By Dolores Blake
I wanted to thank members of the Davis Chamber of Commerce for the wonderful Celebrate Davis! event that they have been sponsoring for the past few years. Every year it gets bigger and better and it appears that the community enjoys the festivities.
I live just north of Community Park. On Celebrate Davis! night and on the Fourth of July, my house shakes and lights up from the fireworks. I feel like I am in a war zone.
I own dogs that are not comfortable around the sound of fireworks, so I pack them in my car on Celebrate Davis! night and the Fourth of July and just drive outside the city as far away from the sound of fireworks as I can get.
This year, I pulled back in my driveway thinking I had stayed away long enough, only to hear the first bang go off. I just started my car back up and headed out north on F Street. I no sooner turned onto F Street when I saw a dog running as fast as it could in the oncoming lane.
This dog was running in a panic but he was lucky no cars were coming. I actually had to speed up trying to catch up with him. I thought if I could get up to it I could get it into my car. The dog turned on Sycamore and then turned toward the greenbelt so I could no longer follow it in my vehicle.
After the fireworks, I came back home, and as I was unloading my dogs, a voice from a few doors down asked if I had a cell phone he could borrow. He said he had chased his neighbor’s dog all the way from Northstar and he had him cornered in the fenced yard a few doors down from me.

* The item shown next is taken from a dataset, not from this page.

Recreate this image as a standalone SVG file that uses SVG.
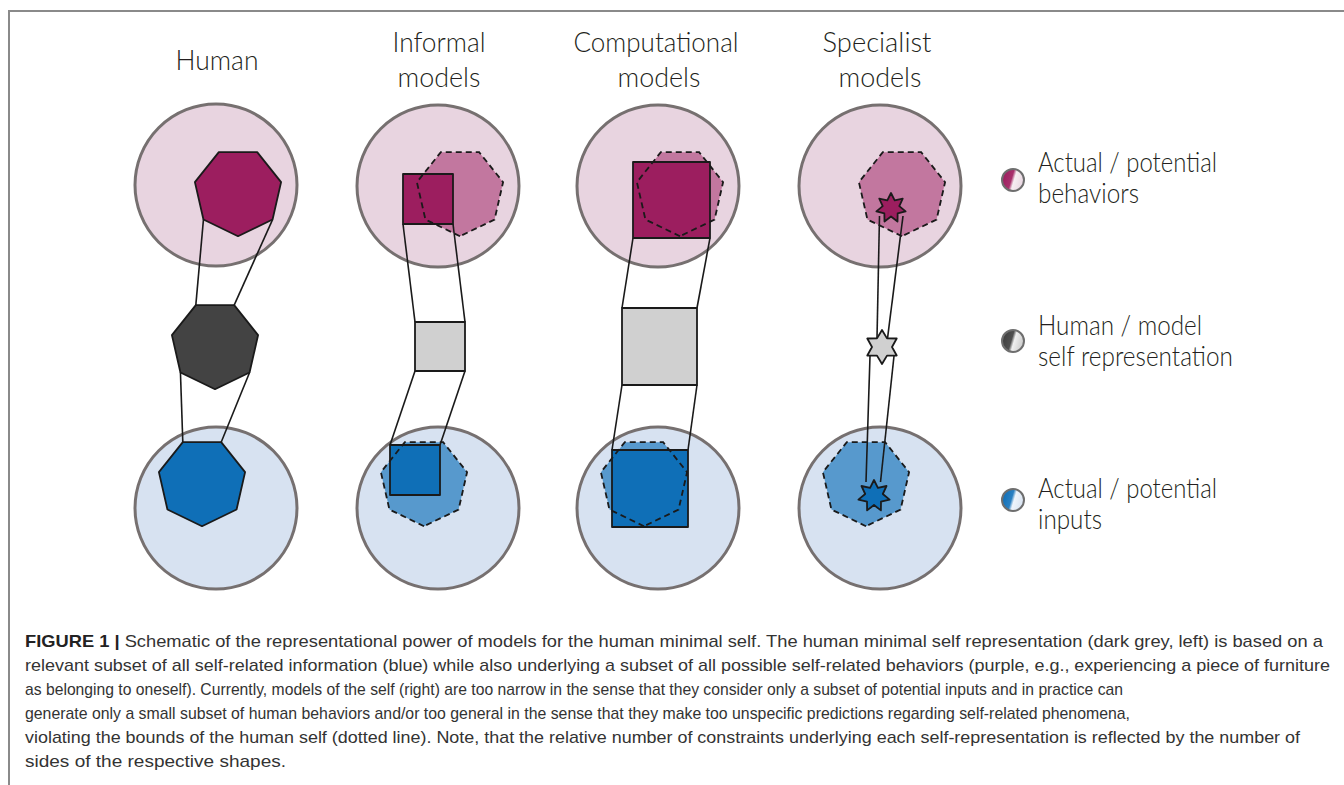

I gave him my phone and went over to help him. The dog was under a bush, shaking and panting. It turned out it wasn’t his neighbor’s dog, but we were able to leash the terrified dog and call the number on its collar. The owner came to pick the dog up and said he didn’t know that fireworks were going to be happening that night.
I know these are not the only two dogs in Davis that were terrorized and lost that night.
The Fourth of July is bad enough with fireworks, but everyone expects them on that day. Not everyone reads The Davis Enterprise to know that there also will be fireworks in May.
Are fireworks really necessary? Is terrorizing our neighbors’ pets and those people who want to stay home a way to celebrate community? The dogs, the cats, the birds in our homes and the wildlife around us really cannot understand what is happening and the fear it strikes in them has an element of cruelty to it. Why do we need to do this?
Also, in these tough economic times, wouldn’t it be better to celebrate our community by donating the money that is burned up with firework to the local food bank or to our schools or parks or any one of the many community programs in our city that are hurting for funds?
I ask the Chamber to think about this and for next year consider another way to celebrate Davis.
— Dolores Blake is a Davis resident.